Kodi Community Forum

Full Version: Python scraper
You're currently viewing a stripped down version of our content. View the full version with proper formatting.
I've started a project similar to ScraperXML but in Python and the goal is compability with dharma+ addons.
However all information about scraper development is kind of (well thats a understatement) outdated, or perhaps I've missed something?

I'm trying to reverse engineer the ones that are included in dharma release but i'm getting very confused. Is there -any- information on how the dharma engine works with scrapers?

perhaps a flowchart Tongue?
code. see addons/Scraper.cpp, and video/VideoInfoDownloader.cpp
Oh, my c/c++ is very rusty. This will be interssting Tongue.

-Z
I've put up a git on github with the project. Not much yet since i started today. But here it is anyway.

https://github.com/ztripez/pyScraper
Ok, i've built an addon class that builds a stack with all functions from it's addon and from dependencyn.

I have a couple of questions though:

* The buffer(s) has 20 slots, is there a local buffer in every function or is it one global?


* A snippet from tmdb.xml:
Quote:<CreateSearchUrl dest="3">
<RegExp input="$$1" output="<url>http://api.themoviedb.org/2.1/Movie.search/$INFO[language]/xml/57983e31fb435df4df77afb854740ea9/\1</url>" dest="3">
<RegExp input="$$2" output="+\1" dest="4">
<expression clear="yes">(.+)</expression>
</RegExp>
<expression noclean="1"/>
</RegExp>
</CreateSearchUrl>

The basics are simple;
- Do regex-replace on buffer 1 with output and use buffer 1 as source and put the result in buffer 3.

However, sinces there are a nested RegExp should i run the regex on the parent buffer and if so, should i do it before or after i've applied the parents regex?
the buffers are global to the parser. if you dig a bit you'll see the 'clearbuffers=no' tag. that's a way to pass information between functions.

expressions are evaluated in an lifo/depth-search fashion, i.e. dig into the deepest one and evaluate that first.
spiff Wrote:the buffers are global to the parser. if you dig a bit you'll see the 'clearbuffers=no' tag. that's a way to pass information between functions.
But if the buffers are global for the scraper, why is the 'clearbuffers=no' needed?
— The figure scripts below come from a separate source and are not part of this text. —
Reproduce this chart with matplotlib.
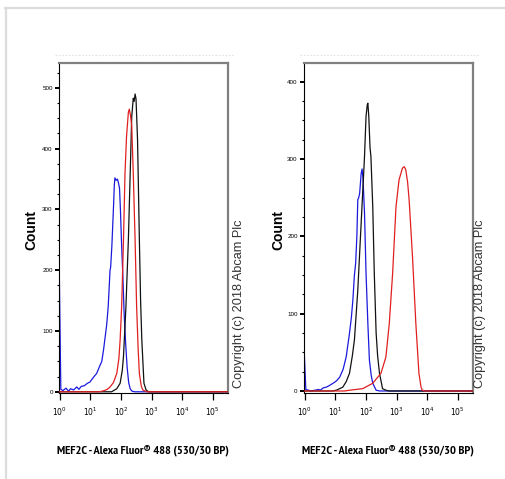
"""
MEF2C flow cytometry overlays (two panels), Alexa Fluor 488 channel.
"""
import numpy as np
import matplotlib
matplotlib.use("Agg")
import matplotlib.pyplot as plt
from matplotlib.lines import Line2D
from matplotlib.ticker import MultipleLocator, LogLocator, NullFormatter, FixedLocator

# ---- data: log10 fluorescence positions and counts ----
# left panel
left_blue_log = [-0.02, 0.03, 0.10, 0.20, 0.28, 0.35, 0.45, 0.55, 0.62, 0.70, 0.80, 0.90,
                 0.98, 1.10, 1.20, 1.30, 1.37, 1.43, 1.48, 1.53, 1.58, 1.64, 1.66, 1.70,
                 1.75, 1.78, 1.80, 1.84, 1.88, 1.91, 1.95, 1.98, 2.02, 2.06, 2.10, 2.15,
                 2.20, 2.25, 2.30, 2.36, 2.45, 5.6]
left_blue_cnt = [195, 4, 2, 6, 1, 5, 3, 8, 4, 9, 10, 14,
                 16, 24, 30, 42, 50, 70, 90, 110, 140, 200, 205, 240,
                 300, 340, 352, 348, 350, 345, 335, 300, 240, 190, 130, 80,
                 40, 15, 5, 1, 0, 0]

left_black_log = [-0.1, 1.69, 1.86, 1.97, 2.04, 2.08, 2.16, 2.24, 2.30, 2.35, 2.40, 2.43,
                  2.46, 2.49, 2.54, 2.60, 2.64, 2.68, 2.75, 2.82, 2.90, 5.6]
left_black_cnt = [0, 0, 5, 14, 35, 58, 140, 250, 360, 453, 483, 478,
                  490, 482, 415, 250, 150, 85, 14, 3, 0, 0]

left_red_log = [-0.1, 1.30, 1.45, 1.55, 1.64, 1.75, 1.86, 1.93, 1.97, 2.02, 2.08, 2.13,
                2.18, 2.24, 2.27, 2.31, 2.35, 2.40, 2.46, 2.51, 2.56, 2.60, 2.66, 2.71,
                2.84, 5.6]
left_red_cnt = [0, 0, 2, 4, 8, 15, 30, 55, 85, 140, 250, 360,
                420, 460, 465, 455, 437, 360, 250, 140, 70, 30, 10, 3,
                0, 0]

# right panel
right_blue_log = [-0.05, 0.03, 0.20, 0.45, 0.50, 0.60, 0.70, 0.80, 0.92, 1.03, 1.14, 1.25,
                  1.35, 1.46, 1.52, 1.57, 1.62, 1.66, 1.70, 1.73, 1.76, 1.79, 1.84, 1.87,
                  1.90, 1.95, 2.00, 2.06, 2.11, 2.17, 2.22, 2.33, 2.45, 5.6]
right_blue_cnt = [75, 2, 0, 2, 1, 4, 5, 7, 10, 13, 18, 28,
                  44, 75, 95, 118, 150, 165, 200, 247, 250, 255, 281, 287,
                  275, 230, 152, 87, 40, 20, 10, 1, 0, 0]

right_black_log = [-0.1, 0.90, 1.03, 1.24, 1.35, 1.46, 1.55, 1.62, 1.73, 1.84, 1.95, 2.00,
                   2.04, 2.06, 2.09, 2.13, 2.16, 2.22, 2.27, 2.33, 2.38, 2.44, 2.54, 2.65,
                   2.76, 5.6]
right_black_cnt = [0, 0, 1, 5, 12, 23, 45, 66, 130, 217, 303, 355,
                   370, 372, 355, 315, 303, 238, 152, 75, 45, 23, 3, 1,
                   0, 0]

right_red_log = [-0.1, 1.30, 1.46, 1.89, 2.22, 2.49, 2.65, 2.76, 2.87, 2.98, 3.08, 3.19,
                 3.25, 3.30, 3.36, 3.41, 3.52, 3.63, 3.73, 3.80, 3.84, 3.95, 5.6]
right_red_cnt = [0, 0, 1, 3, 10, 23, 44, 87, 152, 238, 273, 288,
                 290, 286, 270, 247, 174, 87, 23, 5, 1, 0, 0]

left_yticks = [0, 100, 200, 300, 400, 500]
right_yticks = [0, 100, 200, 300, 400]
xtick_exps = [0, 1, 2, 3, 4, 5]

XLABEL = "MEF2C - Alexa Fluor\u00ae 488 (530/30 BP)"
COPYRIGHT = "Copyright (c) 2018 Abcam Plc"

W, H = 506, 479
fig = plt.figure(figsize=(W / 100, H / 100), dpi=100)
fig.patch.set_facecolor("white")

# light gray frame round the picture
fig.add_artist(Line2D([6 / W, 6 / W], [0, 1 - 8 / H], color="#dcdcdc", lw=1.6))
fig.add_artist(Line2D([5 / W, 1], [1 - 8 / H, 1 - 8 / H], color="#dcdcdc", lw=1.6))


def panel(left_px, ylim, yticks, series, label_x, copy_x):
    ax = fig.add_axes([left_px / W, (H - 393) / H, 169 / W, 330 / H])
    for logs, cnts, color, z in series:
        ax.plot(10 ** np.array(logs), cnts, color=color, lw=0.9, zorder=z)
    ax.set_xscale("log")
    ax.set_xlim(10 ** -0.03, 10 ** 5.5)
    ax.set_ylim(*ylim)

    ax.yaxis.set_major_locator(FixedLocator(yticks))
    ax.yaxis.set_minor_locator(MultipleLocator(25))
    ax.set_yticklabels([str(t) for t in yticks], fontsize=4.5,
                       family="Liberation Sans")
    ax.xaxis.set_major_locator(FixedLocator([10.0 ** e for e in xtick_exps]))
    ax.xaxis.set_minor_locator(LogLocator(base=10, subs=np.arange(2, 10)))
    ax.xaxis.set_minor_formatter(NullFormatter())
    ax.set_xticklabels([f"$10^{{{e}}}$" for e in xtick_exps], fontsize=5.5)

    ax.tick_params(axis="y", which="major", length=3, width=1.4, pad=1.5, direction="out")
    ax.tick_params(axis="y", which="minor", length=1.5, width=0.8, direction="out")
    ax.tick_params(axis="x", which="major", length=5, width=0.9, pad=4, direction="out")
    ax.tick_params(axis="x", which="minor", length=2.5, width=0.7, direction="out")

    for side in ("top", "right"):
        ax.spines[side].set_color("#808080")
        ax.spines[side].set_linewidth(1.6)
    ax.spines["left"].set_linewidth(0.8)
    ax.spines["bottom"].set_linewidth(0.8)

    # faint dotted trace above the frame, as in the scanned original
    fig.add_artist(Line2D([(left_px - 4) / W, (left_px + 176) / W], [1 - 55 / H] * 2,
                          color="#e2e2e2", lw=0.8, ls=(0, (1.5, 1.5))))

    fig.text(label_x / W, 1 - 230 / H, "Count", rotation=90, ha="center", va="center",
             fontsize=10, fontweight="bold", family=["Liberation Sans", "DejaVu Sans"])
    fig.text(copy_x / W, (H - 388) / H, COPYRIGHT, rotation=90, ha="center", va="bottom",
             fontsize=9.2, family=["Liberation Sans", "DejaVu Sans"], color="#333333")
    fig.text((left_px + 84) / W, (H - 450) / H, XLABEL, ha="center", va="center",
             fontsize=8.9, fontweight="bold", family=["PT Sans Narrow", "DejaVu Sans"])
    return ax


panel(59, (-2, 541), left_yticks,
      [(left_blue_log, left_blue_cnt, "#1a1adc", 2),
       (left_black_log, left_black_cnt, "#111111", 3),
       (left_red_log, left_red_cnt, "#e02020", 4)],
      label_x=31, copy_x=239)

panel(304, (-2.6, 424), right_yticks,
      [(right_blue_log, right_blue_cnt, "#1a1adc", 2),
       (right_black_log, right_black_cnt, "#111111", 3),
       (right_red_log, right_red_cnt, "#e02020", 4)],
      label_x=278, copy_x=480)

fig.savefig("out.png", dpi=100, facecolor="white")
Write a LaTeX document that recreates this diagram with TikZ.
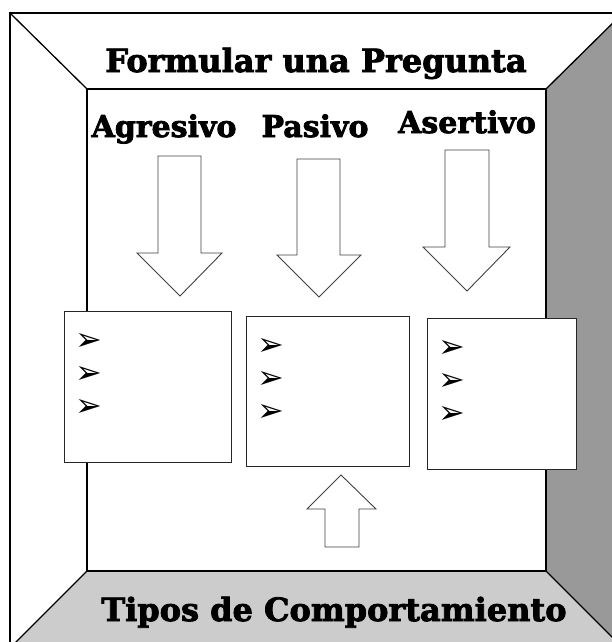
\documentclass[tikz,border=0pt]{standalone}
\usepackage{fontspec}
\newfontfamily\headfont{DejaVu Serif}[BoldFeatures={FakeBold=2.5}]
\newfontfamily\symfont{DejaVu Sans}

\tikzset{
  wall/.style={line width=1.3pt},
  blockarrow/.style={draw=black!75,line width=0.9pt,fill=white},
  listbox/.style={draw=black!85,line width=0.8pt,fill=white,inner sep=0pt,outer sep=0pt,anchor=north west},
  heading/.style={font=\headfont\bfseries\fontsize{32}{36}\selectfont,anchor=base,inner sep=0pt},
  label/.style={font=\headfont\bfseries\fontsize{30}{34}\selectfont,anchor=base,inner sep=0pt},
  bullet/.style={font=\symfont\fontsize{32}{36}\selectfont,inner sep=0pt}
}

\begin{document}
\begin{tikzpicture}[x=1pt,y=-1pt]
    \useasboundingbox (0,0) rectangle (612,642);
    \clip (0,0) rectangle (612,642);
    % walls of the room
    \fill[black!40] (546,89) -- (623,13) -- (623,648) -- (546,571) -- cycle;
    \fill[black!20] (87,571) -- (546,571) -- (623,648) -- (10,648) -- cycle;
    \draw[wall] (10,13) rectangle (623,648);
    \draw[wall] (87,89) rectangle (546,571);
    \draw[wall] (10,13) -- (87,89);
    \draw[wall] (623,13) -- (546,89);
    \draw[wall] (10,648) -- (87,571);
    \draw[wall] (623,648) -- (546,571);

    \node[heading] (pregunta) at (316,72) {Formular una Pregunta};
    \node[heading] (tipos) at (334,621) {Tipos de Comportamiento};

    \node[label] (agresivo) at (164,137) {Agresivo};
    \node[label] (pasivo) at (315,137) {Pasivo};
    \node[label] (asertivo) at (467,133) {Asertivo};

    % block arrows
    \draw[blockarrow] (158,156) -- (201,156) -- (201,253) -- (222,253) -- (180,296) -- (137,253) -- (158,253) -- cycle;
    \draw[blockarrow] (297,159) -- (340,159) -- (340,255) -- (361,255) -- (319,297) -- (277,255) -- (297,255) -- cycle;
    \draw[blockarrow] (445,150) -- (489,150) -- (489,247) -- (510,247) -- (467,291) -- (423,247) -- (445,247) -- cycle;
    \draw[blockarrow] (325,547) -- (359,547) -- (359,509) -- (376,509) -- (341,475) -- (307,509) -- (325,509) -- cycle;

    % lists
    \node[listbox,minimum width=167pt,minimum height=151pt] (listA) at (64,311) {};
    \node[listbox,minimum width=163pt,minimum height=150pt] (listB) at (246,316) {};
    \node[listbox,minimum width=149pt,minimum height=151pt] (listC) at (427,318) {};
    \foreach \l in {A,B,C}
        \foreach \i in {0,1,2}
            \node[bullet] (bullet\l\i) at ([shift={(25,{31+33*\i})}]list\l.north west) {➢};
\end{tikzpicture}
\end{document}
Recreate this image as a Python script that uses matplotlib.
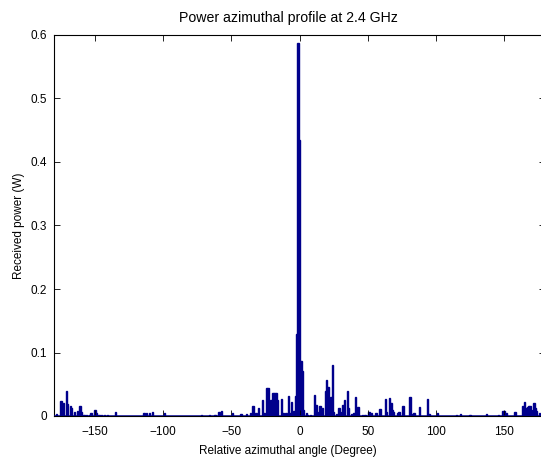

When does it clean itself?

spiff Wrote:expressions are evaluated in an lifo/depth-search fashion, i.e. dig into the deepest one and evaluate that first.
Alright, i thought so, thanks.


Thanks for the info
-Z
by default, if that tag isn't set, you clear the buffers at the end of a function call (or well, somewhere before the next function is called, but logic wise it's easiest to have it at the end of an evaluation).
Alright, thanks
Thanks for the info